- **Job**
Take the lines from the beginning of the data below through the line holding "CYAN = '#c2f5f8'" and return exactly those.

- **Stored data**
══════
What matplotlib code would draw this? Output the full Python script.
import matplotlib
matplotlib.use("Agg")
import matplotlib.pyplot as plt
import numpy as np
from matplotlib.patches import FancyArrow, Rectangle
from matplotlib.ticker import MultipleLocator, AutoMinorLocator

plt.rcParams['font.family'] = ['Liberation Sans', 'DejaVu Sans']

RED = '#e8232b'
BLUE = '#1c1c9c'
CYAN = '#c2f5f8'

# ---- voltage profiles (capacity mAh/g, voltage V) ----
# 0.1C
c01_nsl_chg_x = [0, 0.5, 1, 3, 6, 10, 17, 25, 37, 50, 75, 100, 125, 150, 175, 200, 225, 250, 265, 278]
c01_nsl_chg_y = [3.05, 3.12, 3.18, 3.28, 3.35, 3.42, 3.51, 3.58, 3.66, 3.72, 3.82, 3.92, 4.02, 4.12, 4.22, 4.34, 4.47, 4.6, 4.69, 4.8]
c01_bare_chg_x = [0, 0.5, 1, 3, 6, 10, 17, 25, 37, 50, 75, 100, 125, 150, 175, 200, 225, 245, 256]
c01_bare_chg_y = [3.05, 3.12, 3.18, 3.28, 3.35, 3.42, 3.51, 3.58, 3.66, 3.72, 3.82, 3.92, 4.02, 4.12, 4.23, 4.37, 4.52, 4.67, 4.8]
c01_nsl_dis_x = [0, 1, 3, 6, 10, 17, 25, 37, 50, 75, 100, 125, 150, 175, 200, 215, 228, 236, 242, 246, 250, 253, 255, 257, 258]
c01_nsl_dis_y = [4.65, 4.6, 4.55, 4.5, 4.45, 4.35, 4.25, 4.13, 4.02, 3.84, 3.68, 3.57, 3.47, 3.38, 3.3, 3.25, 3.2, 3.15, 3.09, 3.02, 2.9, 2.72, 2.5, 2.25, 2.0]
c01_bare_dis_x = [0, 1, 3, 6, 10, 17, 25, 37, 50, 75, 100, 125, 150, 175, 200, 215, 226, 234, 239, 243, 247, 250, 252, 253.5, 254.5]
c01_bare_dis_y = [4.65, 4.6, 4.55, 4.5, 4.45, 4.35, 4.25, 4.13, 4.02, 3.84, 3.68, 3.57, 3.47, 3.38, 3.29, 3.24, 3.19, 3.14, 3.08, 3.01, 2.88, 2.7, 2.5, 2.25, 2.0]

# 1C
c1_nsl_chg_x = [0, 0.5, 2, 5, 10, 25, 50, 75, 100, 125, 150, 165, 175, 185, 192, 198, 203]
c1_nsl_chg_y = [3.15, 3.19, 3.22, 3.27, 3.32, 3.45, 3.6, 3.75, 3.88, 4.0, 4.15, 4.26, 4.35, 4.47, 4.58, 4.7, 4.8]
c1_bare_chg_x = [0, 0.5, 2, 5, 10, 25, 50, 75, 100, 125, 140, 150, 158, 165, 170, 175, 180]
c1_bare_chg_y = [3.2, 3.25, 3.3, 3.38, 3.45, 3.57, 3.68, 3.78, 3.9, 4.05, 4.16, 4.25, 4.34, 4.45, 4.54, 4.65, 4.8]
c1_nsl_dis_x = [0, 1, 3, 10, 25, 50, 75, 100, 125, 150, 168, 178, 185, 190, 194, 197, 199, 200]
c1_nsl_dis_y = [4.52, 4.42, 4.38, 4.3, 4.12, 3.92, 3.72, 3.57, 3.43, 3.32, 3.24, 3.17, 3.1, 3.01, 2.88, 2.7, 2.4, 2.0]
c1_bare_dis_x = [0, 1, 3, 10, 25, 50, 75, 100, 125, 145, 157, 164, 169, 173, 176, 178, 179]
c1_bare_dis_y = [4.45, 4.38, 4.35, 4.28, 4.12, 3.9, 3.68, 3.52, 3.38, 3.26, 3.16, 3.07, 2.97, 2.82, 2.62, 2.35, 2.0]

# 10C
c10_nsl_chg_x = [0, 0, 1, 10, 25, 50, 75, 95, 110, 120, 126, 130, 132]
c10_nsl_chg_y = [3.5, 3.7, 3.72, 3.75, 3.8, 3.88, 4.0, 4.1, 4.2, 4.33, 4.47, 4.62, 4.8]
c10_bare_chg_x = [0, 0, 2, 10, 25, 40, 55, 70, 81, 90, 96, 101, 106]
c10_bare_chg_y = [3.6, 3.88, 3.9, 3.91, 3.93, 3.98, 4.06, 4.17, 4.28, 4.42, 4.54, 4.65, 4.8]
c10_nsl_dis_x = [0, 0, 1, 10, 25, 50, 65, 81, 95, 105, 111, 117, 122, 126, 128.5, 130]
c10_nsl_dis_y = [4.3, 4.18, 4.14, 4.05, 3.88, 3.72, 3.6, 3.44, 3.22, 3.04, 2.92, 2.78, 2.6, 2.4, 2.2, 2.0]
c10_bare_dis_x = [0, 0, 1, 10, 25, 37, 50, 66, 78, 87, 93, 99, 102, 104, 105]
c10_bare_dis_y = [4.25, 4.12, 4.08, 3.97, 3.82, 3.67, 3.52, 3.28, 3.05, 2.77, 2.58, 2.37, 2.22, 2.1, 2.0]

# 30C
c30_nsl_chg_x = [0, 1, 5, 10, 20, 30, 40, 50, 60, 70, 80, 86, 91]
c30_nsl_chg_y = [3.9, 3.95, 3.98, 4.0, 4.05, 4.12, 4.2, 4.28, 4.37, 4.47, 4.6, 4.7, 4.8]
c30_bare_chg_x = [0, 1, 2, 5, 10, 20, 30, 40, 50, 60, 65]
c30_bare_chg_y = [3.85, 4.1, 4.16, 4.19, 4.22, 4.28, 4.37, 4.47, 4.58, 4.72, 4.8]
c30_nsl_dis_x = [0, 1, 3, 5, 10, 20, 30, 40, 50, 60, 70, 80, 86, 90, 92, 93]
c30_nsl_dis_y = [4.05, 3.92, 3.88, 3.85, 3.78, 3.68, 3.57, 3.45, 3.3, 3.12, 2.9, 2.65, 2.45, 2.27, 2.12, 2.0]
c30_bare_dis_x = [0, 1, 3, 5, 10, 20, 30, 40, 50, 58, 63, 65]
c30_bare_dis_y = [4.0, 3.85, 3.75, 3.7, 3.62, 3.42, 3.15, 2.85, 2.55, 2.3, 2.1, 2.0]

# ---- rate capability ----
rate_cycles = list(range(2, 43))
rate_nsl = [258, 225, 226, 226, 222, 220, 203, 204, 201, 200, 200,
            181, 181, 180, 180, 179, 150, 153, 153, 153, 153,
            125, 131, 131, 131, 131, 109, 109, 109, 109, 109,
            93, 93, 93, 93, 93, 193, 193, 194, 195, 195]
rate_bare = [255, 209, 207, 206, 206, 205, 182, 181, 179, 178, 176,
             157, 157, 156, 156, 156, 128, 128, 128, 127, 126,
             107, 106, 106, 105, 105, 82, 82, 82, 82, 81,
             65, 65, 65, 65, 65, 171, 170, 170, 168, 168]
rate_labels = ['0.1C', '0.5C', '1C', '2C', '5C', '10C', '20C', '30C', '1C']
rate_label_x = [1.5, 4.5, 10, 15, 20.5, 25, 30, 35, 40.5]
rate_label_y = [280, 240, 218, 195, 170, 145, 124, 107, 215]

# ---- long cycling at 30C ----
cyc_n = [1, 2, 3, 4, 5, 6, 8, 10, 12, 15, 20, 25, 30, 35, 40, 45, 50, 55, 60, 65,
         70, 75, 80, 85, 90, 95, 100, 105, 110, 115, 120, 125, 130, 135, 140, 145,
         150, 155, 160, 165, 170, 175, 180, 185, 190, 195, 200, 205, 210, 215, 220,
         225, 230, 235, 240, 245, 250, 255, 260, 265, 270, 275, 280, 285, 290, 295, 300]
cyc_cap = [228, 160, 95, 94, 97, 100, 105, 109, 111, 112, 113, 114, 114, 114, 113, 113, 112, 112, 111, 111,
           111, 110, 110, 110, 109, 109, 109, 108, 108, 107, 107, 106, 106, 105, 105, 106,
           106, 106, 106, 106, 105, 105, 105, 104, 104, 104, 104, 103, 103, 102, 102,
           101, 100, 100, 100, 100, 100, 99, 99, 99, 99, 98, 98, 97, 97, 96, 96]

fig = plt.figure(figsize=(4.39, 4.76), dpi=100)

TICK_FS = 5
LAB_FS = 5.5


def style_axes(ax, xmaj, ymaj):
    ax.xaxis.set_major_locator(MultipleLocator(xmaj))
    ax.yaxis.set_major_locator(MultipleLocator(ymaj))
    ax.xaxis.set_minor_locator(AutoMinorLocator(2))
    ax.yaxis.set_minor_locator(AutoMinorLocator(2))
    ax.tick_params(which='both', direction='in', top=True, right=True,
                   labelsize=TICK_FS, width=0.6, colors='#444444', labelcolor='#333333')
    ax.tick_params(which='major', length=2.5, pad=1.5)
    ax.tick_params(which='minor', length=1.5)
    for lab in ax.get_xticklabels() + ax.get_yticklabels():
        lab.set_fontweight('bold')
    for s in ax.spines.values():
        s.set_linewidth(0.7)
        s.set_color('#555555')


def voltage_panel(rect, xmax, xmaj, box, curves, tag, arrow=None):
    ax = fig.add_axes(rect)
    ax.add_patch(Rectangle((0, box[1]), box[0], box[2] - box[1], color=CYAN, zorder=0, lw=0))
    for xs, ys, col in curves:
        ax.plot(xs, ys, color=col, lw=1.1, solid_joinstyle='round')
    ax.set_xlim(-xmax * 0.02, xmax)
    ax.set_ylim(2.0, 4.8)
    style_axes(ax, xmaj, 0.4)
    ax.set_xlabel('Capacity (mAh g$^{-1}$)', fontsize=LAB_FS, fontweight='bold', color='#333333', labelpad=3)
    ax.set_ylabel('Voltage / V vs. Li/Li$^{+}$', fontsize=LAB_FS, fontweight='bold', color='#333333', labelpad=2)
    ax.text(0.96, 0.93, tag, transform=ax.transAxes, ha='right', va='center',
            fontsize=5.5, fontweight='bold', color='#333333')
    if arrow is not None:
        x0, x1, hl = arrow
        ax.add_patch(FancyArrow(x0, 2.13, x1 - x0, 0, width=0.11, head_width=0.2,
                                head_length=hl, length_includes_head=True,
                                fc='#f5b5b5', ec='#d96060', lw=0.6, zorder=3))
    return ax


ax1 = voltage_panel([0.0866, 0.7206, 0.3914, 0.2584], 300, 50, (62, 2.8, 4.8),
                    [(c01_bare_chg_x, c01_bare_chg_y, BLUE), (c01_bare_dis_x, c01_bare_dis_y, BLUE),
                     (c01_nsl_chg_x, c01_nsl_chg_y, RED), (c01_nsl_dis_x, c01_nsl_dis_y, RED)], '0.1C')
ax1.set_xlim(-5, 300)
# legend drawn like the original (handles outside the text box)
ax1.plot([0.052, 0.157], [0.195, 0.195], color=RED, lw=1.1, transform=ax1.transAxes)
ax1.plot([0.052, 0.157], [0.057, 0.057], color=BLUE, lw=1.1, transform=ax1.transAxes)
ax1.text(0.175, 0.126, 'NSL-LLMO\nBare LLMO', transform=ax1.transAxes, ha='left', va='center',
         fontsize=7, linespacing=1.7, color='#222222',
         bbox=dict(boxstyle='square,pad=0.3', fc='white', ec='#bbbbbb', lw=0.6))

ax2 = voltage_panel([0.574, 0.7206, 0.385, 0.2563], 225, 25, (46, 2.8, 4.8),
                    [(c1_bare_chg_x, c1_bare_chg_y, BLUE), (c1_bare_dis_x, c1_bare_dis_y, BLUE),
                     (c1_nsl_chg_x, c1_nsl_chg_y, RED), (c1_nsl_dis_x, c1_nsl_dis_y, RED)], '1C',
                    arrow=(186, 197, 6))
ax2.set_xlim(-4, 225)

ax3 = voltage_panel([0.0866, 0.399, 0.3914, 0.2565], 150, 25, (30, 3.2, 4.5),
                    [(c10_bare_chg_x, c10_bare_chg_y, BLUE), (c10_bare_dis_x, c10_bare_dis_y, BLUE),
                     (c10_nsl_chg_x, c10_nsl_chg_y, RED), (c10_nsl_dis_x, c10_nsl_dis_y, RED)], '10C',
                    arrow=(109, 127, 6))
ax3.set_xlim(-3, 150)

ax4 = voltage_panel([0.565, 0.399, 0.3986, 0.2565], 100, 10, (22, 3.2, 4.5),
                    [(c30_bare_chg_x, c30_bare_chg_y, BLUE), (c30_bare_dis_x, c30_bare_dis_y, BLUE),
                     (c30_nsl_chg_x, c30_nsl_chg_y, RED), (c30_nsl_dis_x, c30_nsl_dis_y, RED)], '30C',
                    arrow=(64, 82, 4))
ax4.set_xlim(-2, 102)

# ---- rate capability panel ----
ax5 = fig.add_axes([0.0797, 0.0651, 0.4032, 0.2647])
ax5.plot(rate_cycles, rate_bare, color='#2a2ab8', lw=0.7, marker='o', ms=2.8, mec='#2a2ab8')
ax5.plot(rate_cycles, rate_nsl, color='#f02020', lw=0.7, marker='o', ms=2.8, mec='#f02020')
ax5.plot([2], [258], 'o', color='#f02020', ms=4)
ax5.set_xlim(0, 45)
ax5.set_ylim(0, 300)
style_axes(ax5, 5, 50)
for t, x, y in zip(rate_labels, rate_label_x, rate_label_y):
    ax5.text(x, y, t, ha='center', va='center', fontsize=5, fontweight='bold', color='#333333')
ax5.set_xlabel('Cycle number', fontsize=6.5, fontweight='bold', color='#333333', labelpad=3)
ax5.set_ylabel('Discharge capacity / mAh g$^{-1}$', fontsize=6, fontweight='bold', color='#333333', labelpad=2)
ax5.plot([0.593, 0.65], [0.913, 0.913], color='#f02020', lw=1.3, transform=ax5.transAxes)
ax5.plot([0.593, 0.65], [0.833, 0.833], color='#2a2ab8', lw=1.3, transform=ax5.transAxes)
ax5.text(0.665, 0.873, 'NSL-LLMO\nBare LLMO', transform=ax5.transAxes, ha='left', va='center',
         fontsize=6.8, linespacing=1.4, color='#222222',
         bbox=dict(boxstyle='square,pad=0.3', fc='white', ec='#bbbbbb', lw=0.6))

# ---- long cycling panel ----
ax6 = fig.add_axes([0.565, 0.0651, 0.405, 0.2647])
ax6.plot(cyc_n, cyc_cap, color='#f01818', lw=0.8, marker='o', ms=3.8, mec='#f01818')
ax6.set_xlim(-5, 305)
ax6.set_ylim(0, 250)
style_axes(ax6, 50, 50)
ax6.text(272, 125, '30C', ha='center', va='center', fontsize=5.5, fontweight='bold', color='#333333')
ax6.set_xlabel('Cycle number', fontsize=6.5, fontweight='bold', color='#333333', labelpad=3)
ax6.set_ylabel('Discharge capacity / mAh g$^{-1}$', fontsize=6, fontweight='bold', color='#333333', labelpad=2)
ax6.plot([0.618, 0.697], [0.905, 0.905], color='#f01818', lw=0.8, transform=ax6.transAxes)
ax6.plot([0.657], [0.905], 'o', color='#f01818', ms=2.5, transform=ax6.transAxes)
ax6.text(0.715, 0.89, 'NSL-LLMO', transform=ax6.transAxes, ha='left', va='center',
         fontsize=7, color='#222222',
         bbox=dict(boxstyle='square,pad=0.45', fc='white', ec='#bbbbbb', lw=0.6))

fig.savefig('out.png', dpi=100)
══════
- **Result for this task**
What matplotlib code would draw this? Output the full Python script.
import matplotlib
matplotlib.use("Agg")
import matplotlib.pyplot as plt
import numpy as np
from matplotlib.patches import FancyArrow, Rectangle
from matplotlib.ticker import MultipleLocator, AutoMinorLocator

plt.rcParams['font.family'] = ['Liberation Sans', 'DejaVu Sans']

RED = '#e8232b'
BLUE = '#1c1c9c'
CYAN = '#c2f5f8'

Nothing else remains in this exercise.